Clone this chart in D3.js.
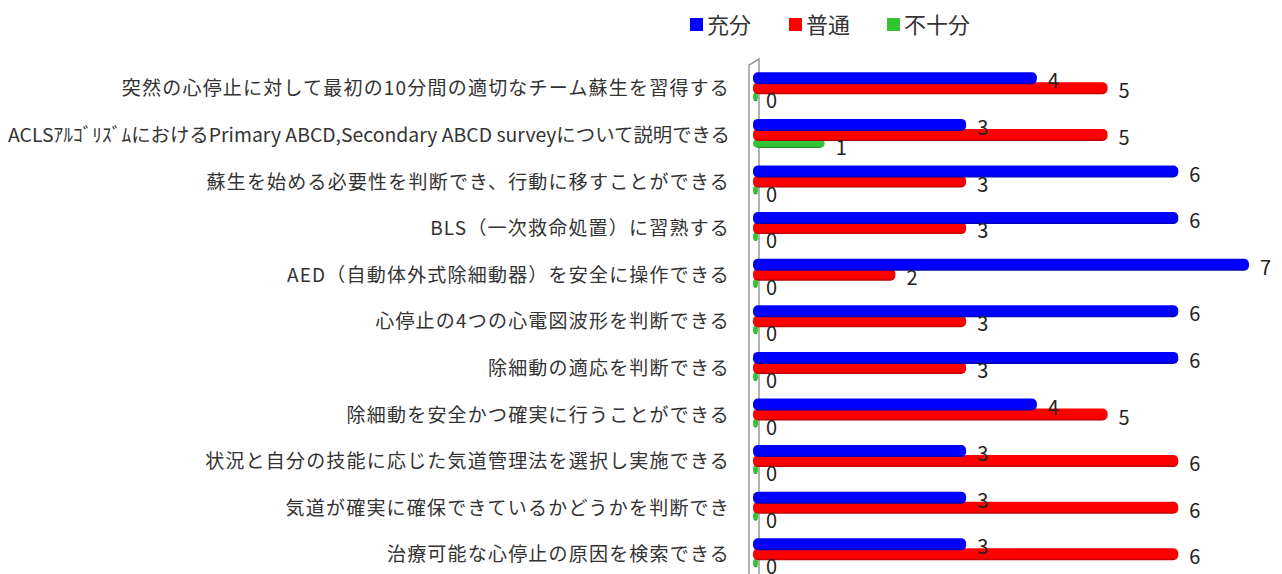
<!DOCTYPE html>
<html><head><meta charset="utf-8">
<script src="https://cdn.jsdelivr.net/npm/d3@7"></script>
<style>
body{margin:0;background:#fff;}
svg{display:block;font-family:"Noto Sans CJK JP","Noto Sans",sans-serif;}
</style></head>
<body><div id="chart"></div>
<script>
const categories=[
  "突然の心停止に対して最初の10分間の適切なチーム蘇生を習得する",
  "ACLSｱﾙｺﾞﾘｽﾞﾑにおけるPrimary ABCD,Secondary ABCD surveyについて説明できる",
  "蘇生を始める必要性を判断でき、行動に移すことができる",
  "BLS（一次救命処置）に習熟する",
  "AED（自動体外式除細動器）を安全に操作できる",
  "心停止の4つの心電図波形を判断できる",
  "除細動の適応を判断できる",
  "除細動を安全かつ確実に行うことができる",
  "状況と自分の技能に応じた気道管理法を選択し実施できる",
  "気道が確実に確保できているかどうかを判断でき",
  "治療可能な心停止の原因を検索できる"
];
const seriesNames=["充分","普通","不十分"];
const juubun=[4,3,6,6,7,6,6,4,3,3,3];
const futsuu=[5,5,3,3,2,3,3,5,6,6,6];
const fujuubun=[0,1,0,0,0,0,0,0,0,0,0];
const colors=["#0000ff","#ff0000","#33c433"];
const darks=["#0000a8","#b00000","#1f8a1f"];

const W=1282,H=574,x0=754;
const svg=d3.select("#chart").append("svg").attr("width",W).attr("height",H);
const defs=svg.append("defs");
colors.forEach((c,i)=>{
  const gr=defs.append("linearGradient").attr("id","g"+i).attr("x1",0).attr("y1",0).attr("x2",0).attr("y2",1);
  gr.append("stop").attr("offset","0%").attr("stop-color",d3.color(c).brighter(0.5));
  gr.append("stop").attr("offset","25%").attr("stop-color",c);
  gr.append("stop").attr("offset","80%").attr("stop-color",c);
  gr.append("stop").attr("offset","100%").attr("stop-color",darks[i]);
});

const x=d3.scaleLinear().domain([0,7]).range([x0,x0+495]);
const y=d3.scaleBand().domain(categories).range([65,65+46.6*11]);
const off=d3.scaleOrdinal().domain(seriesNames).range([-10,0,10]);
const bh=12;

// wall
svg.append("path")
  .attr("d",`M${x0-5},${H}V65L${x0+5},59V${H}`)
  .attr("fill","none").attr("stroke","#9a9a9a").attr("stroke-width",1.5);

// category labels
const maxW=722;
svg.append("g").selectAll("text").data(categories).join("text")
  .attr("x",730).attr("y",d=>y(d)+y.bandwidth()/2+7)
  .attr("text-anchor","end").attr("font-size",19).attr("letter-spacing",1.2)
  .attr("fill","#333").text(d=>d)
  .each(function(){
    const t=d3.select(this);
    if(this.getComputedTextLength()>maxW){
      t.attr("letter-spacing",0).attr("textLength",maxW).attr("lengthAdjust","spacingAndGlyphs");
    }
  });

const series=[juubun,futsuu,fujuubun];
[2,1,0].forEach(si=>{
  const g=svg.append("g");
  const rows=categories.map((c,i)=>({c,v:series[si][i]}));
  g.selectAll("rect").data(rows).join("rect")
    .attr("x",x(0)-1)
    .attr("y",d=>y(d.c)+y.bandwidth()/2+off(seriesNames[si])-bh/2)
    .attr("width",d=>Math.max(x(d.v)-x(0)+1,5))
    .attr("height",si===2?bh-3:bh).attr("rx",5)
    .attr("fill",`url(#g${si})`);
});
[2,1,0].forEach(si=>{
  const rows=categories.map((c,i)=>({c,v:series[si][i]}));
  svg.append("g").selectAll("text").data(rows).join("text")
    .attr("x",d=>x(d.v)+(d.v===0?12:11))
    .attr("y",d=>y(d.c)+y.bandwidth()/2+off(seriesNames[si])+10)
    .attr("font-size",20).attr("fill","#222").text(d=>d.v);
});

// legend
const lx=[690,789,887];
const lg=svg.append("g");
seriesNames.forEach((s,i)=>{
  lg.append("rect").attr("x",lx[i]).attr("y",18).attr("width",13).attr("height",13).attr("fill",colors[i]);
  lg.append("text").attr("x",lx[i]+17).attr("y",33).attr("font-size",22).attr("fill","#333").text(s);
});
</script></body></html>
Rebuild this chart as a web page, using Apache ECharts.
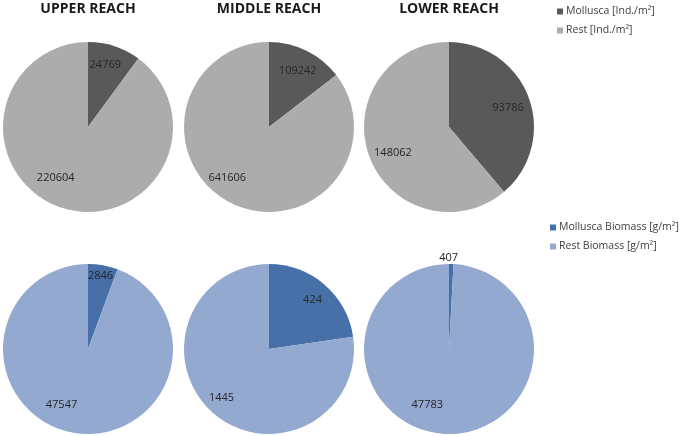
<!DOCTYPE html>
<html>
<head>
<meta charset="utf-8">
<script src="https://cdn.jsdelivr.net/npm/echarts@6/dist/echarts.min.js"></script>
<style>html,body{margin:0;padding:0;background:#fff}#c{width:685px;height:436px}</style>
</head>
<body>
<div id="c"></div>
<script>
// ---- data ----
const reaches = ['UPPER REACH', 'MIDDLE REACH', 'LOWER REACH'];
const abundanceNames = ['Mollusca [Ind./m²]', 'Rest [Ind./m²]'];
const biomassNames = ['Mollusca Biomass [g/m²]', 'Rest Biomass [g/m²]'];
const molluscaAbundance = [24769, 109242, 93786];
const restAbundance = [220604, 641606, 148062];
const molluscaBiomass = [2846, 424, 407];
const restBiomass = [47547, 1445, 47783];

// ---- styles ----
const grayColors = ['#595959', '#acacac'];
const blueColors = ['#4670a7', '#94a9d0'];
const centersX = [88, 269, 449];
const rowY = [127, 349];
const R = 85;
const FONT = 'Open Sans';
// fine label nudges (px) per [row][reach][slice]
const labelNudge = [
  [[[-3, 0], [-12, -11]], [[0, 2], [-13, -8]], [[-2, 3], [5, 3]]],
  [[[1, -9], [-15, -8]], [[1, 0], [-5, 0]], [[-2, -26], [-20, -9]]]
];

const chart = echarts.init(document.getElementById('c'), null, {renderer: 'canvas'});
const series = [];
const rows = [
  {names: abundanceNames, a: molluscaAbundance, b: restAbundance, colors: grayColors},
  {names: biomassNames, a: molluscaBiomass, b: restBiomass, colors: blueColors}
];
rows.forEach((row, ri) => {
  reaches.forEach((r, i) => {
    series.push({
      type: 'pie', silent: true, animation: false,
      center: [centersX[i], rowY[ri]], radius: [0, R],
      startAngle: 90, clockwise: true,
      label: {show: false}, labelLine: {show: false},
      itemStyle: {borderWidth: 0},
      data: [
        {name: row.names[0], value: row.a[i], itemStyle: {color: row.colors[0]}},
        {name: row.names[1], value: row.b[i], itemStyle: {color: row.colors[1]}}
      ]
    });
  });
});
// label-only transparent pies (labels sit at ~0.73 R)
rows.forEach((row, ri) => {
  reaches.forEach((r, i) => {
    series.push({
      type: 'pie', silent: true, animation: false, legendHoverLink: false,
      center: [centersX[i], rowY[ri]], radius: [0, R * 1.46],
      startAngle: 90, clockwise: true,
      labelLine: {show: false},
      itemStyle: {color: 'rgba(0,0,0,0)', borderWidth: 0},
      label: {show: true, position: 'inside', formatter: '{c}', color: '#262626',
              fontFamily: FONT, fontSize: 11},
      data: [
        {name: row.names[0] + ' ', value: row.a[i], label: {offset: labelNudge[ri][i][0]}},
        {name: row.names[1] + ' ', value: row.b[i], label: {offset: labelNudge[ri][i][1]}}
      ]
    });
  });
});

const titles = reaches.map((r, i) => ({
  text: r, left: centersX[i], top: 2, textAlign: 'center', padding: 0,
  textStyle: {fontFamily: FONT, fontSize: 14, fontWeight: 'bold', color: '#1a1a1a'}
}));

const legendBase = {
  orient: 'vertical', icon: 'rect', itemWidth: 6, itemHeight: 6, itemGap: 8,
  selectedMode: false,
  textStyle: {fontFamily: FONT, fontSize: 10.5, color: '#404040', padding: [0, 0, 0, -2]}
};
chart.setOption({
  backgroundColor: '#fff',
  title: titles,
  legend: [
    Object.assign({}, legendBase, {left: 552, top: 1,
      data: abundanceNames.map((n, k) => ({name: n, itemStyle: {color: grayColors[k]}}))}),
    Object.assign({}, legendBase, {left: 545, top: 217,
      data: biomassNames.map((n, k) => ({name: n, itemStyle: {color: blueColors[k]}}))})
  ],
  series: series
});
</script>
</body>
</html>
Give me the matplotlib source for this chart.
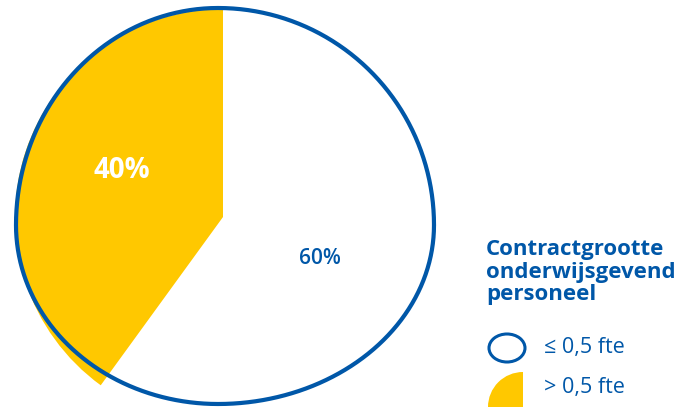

* _EXERCISE PROMPT_
Extract each line holding the string "this".

* _SOLUTION BELOW_
Clone this chart in D3.js.
    const t=d3.select(this);
    if(this.getComputedTextLength()>maxW){
Rebuild this chart as a web page, using Apache ECharts.
Give me the matplotlib source for this chart.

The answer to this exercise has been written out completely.